SET PROBLEM — Write out each line word for word. Drop pictures.

--- Start of GIVEN INFORMATION ---

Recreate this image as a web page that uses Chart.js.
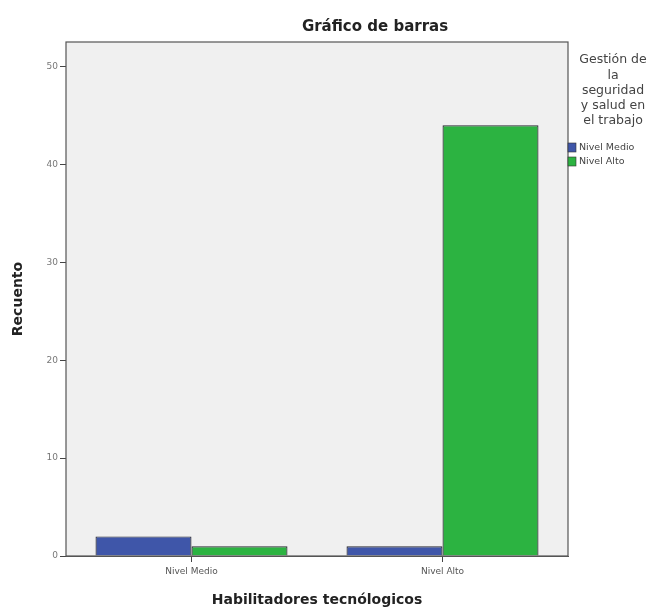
<!DOCTYPE html>
<html>
<head>
<meta charset="utf-8">
<script src="https://cdn.jsdelivr.net/npm/chart.js@4/dist/chart.umd.min.js"></script>
<style>
  html, body { margin: 0; padding: 0; background: #fff; }
  #wrap { width: 660px; height: 613px; }
</style>
</head>
<body>
<div id="wrap"><canvas id="barChart"></canvas></div>
<script>
// Data
const categories = ['Nivel Medio', 'Nivel Alto'];
const nivelMedio = [2, 1];
const nivelAlto = [1, 44];
const yTicks = [0, 10, 20, 30, 40, 50];
const legendTitle = ['Gestión de', 'la', 'seguridad', 'y salud en', 'el trabajo'];

const FONT = '"DejaVu Sans", Verdana, sans-serif';

// Grey plot background, frame, title and legend
const decorPlugin = {
    id: 'decor',
    beforeDatasetsDraw(chart) {
        const a = chart.chartArea;
        const ctx = chart.ctx;
        ctx.save();
        ctx.fillStyle = '#f0f0f0';
        ctx.fillRect(a.left, a.top, a.right - a.left, a.bottom - a.top);
        ctx.restore();
    },
    afterDraw(chart) {
        const a = chart.chartArea;
        const ctx = chart.ctx;
        ctx.save();
        ctx.strokeStyle = '#555';
        ctx.lineWidth = 1.2;
        ctx.strokeRect(a.left, a.top, a.right - a.left, a.bottom - a.top);

        // chart title
        ctx.fillStyle = '#222';
        ctx.font = 'bold 15px ' + FONT;
        ctx.textAlign = 'center';
        ctx.textBaseline = 'middle';
        ctx.fillText('Gráfico de barras', 375, 27);

        // legend title
        ctx.font = '12.5px ' + FONT;
        ctx.fillStyle = '#444';
        legendTitle.forEach((t, i) => ctx.fillText(t, 613, 60 + i * 15.3));

        // legend entries
        ctx.textAlign = 'left';
        ctx.font = '9.5px ' + FONT;
        chart.data.datasets.forEach((ds, i) => {
            const y = 143 + i * 14;
            ctx.fillStyle = ds.backgroundColor;
            ctx.fillRect(568, y, 8, 9);
            ctx.strokeStyle = '#333';
            ctx.lineWidth = 0.6;
            ctx.strokeRect(568, y, 8, 9);
            ctx.fillStyle = '#444';
            ctx.fillText(ds.label, 579, y + 5);
        });
        ctx.restore();
    }
};

new Chart(document.getElementById('barChart'), {
    type: 'bar',
    data: {
        labels: categories,
        datasets: [{
            label: 'Nivel Medio',
            data: nivelMedio,
            backgroundColor: '#3f56a9',
            borderColor: '#2a2a33',
            borderWidth: 1.2
        }, {
            label: 'Nivel Alto',
            data: nivelAlto,
            backgroundColor: '#2cb341',
            borderColor: '#2a2a33',
            borderWidth: 1.2
        }]
    },
    options: {
        responsive: true,
        maintainAspectRatio: false,
        animation: false,
        layout: {
            padding: { left: 0, top: 42, right: 92, bottom: 0 }
        },
        categoryPercentage: 0.765,
        barPercentage: 1.0,
        plugins: {
            legend: { display: false },
            tooltip: { enabled: false }
        },
        scales: {
            x: {
                grid: {
                    display: true,
                    drawOnChartArea: false,
                    drawTicks: true,
                    tickLength: 6,
                    offset: false,
                    color: '#444'
                },
                border: { display: true, color: '#555' },
                ticks: {
                    color: '#555',
                    font: { family: FONT, size: 9 },
                    padding: 4
                },
                title: {
                    display: true,
                    text: 'Habilitadores tecnólogicos',
                    color: '#222',
                    font: { family: FONT, size: 14, weight: 'bold' },
                    padding: { top: 5, bottom: 4 }
                },
                afterFit(scale) { scale.height = 57; }
            },
            y: {
                min: 0,
                max: 52.5,
                afterBuildTicks(scale) {
                    scale.ticks = yTicks.map(v => ({ value: v }));
                },
                grid: {
                    display: true,
                    drawOnChartArea: false,
                    drawTicks: true,
                    tickLength: 6,
                    color: '#444'
                },
                border: { display: true, color: '#555' },
                ticks: {
                    color: '#777',
                    font: { family: FONT, size: 9 },
                    padding: 2
                },
                title: {
                    display: true,
                    text: 'Recuento',
                    color: '#222',
                    font: { family: FONT, size: 14, weight: 'bold' },
                    padding: { top: 10, bottom: 0 }
                },
                afterFit(scale) { scale.width = 66; }
            }
        }
    },
    plugins: [decorPlugin]
});
</script>
</body>
</html>
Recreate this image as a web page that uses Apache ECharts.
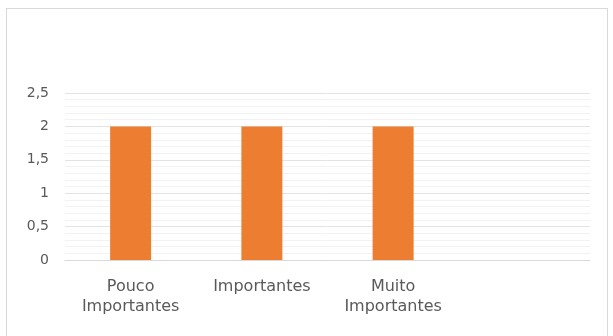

--- End of GIVEN INFORMATION ---

ANSWER FOR THIS EXERCISE —
Recreate this image as a web page that uses Chart.js.
<!DOCTYPE html>
<html>
<head>
<meta charset="utf-8">
<script src="https://cdn.jsdelivr.net/npm/chart.js@4/dist/chart.umd.min.js"></script>
<style>
  html, body { margin: 0; padding: 0; background: #fff; }
  #wrap { width: 660px; height: 613px; }
</style>
</head>
<body>
<div id="wrap"><canvas id="barChart"></canvas></div>
<script>
// Data
const categories = ['Nivel Medio', 'Nivel Alto'];
const nivelMedio = [2, 1];
const nivelAlto = [1, 44];
const yTicks = [0, 10, 20, 30, 40, 50];
const legendTitle = ['Gestión de', 'la', 'seguridad', 'y salud en', 'el trabajo'];

const FONT = '"DejaVu Sans", Verdana, sans-serif';

// Grey plot background, frame, title and legend
const decorPlugin = {
    id: 'decor',
    beforeDatasetsDraw(chart) {
        const a = chart.chartArea;
        const ctx = chart.ctx;
        ctx.save();
        ctx.fillStyle = '#f0f0f0';
        ctx.fillRect(a.left, a.top, a.right - a.left, a.bottom - a.top);
        ctx.restore();
    },
    afterDraw(chart) {
        const a = chart.chartArea;
        const ctx = chart.ctx;
        ctx.save();
        ctx.strokeStyle = '#555';
        ctx.lineWidth = 1.2;
        ctx.strokeRect(a.left, a.top, a.right - a.left, a.bottom - a.top);

        // chart title
        ctx.fillStyle = '#222';
        ctx.font = 'bold 15px ' + FONT;
        ctx.textAlign = 'center';
        ctx.textBaseline = 'middle';
        ctx.fillText('Gráfico de barras', 375, 27);

        // legend title
        ctx.font = '12.5px ' + FONT;
        ctx.fillStyle = '#444';
        legendTitle.forEach((t, i) => ctx.fillText(t, 613, 60 + i * 15.3));

        // legend entries
        ctx.textAlign = 'left';
        ctx.font = '9.5px ' + FONT;
        chart.data.datasets.forEach((ds, i) => {
            const y = 143 + i * 14;
            ctx.fillStyle = ds.backgroundColor;
            ctx.fillRect(568, y, 8, 9);
            ctx.strokeStyle = '#333';
            ctx.lineWidth = 0.6;
            ctx.strokeRect(568, y, 8, 9);
            ctx.fillStyle = '#444';
            ctx.fillText(ds.label, 579, y + 5);
        });
        ctx.restore();
    }
};

new Chart(document.getElementById('barChart'), {
    type: 'bar',
    data: {
        labels: categories,
        datasets: [{
            label: 'Nivel Medio',
            data: nivelMedio,
            backgroundColor: '#3f56a9',
            borderColor: '#2a2a33',
            borderWidth: 1.2
        }, {
            label: 'Nivel Alto',
            data: nivelAlto,
            backgroundColor: '#2cb341',
            borderColor: '#2a2a33',
            borderWidth: 1.2
        }]
    },
    options: {
        responsive: true,
        maintainAspectRatio: false,
        animation: false,
        layout: {
            padding: { left: 0, top: 42, right: 92, bottom: 0 }
        },
        categoryPercentage: 0.765,
        barPercentage: 1.0,
        plugins: {
            legend: { display: false },
            tooltip: { enabled: false }
        },
        scales: {
            x: {
                grid: {
                    display: true,
                    drawOnChartArea: false,
                    drawTicks: true,
                    tickLength: 6,
                    offset: false,
                    color: '#444'
                },
                border: { display: true, color: '#555' },
                ticks: {
                    color: '#555',
                    font: { family: FONT, size: 9 },
                    padding: 4
                },
                title: {
                    display: true,
                    text: 'Habilitadores tecnólogicos',
                    color: '#222',
                    font: { family: FONT, size: 14, weight: 'bold' },
                    padding: { top: 5, bottom: 4 }
                },
                afterFit(scale) { scale.height = 57; }
            },
            y: {
                min: 0,
                max: 52.5,
                afterBuildTicks(scale) {
                    scale.ticks = yTicks.map(v => ({ value: v }));
                },
                grid: {
                    display: true,
                    drawOnChartArea: false,
                    drawTicks: true,
                    tickLength: 6,
                    color: '#444'
                },
                border: { display: true, color: '#555' },
                ticks: {
                    color: '#777',
                    font: { family: FONT, size: 9 },
                    padding: 2
                },
                title: {
                    display: true,
                    text: 'Recuento',
                    color: '#222',
                    font: { family: FONT, size: 14, weight: 'bold' },
                    padding: { top: 10, bottom: 0 }
                },
                afterFit(scale) { scale.width = 66; }
            }
        }
    },
    plugins: [decorPlugin]
});
</script>
</body>
</html>
Recreate this image as a web page that uses Apache ECharts.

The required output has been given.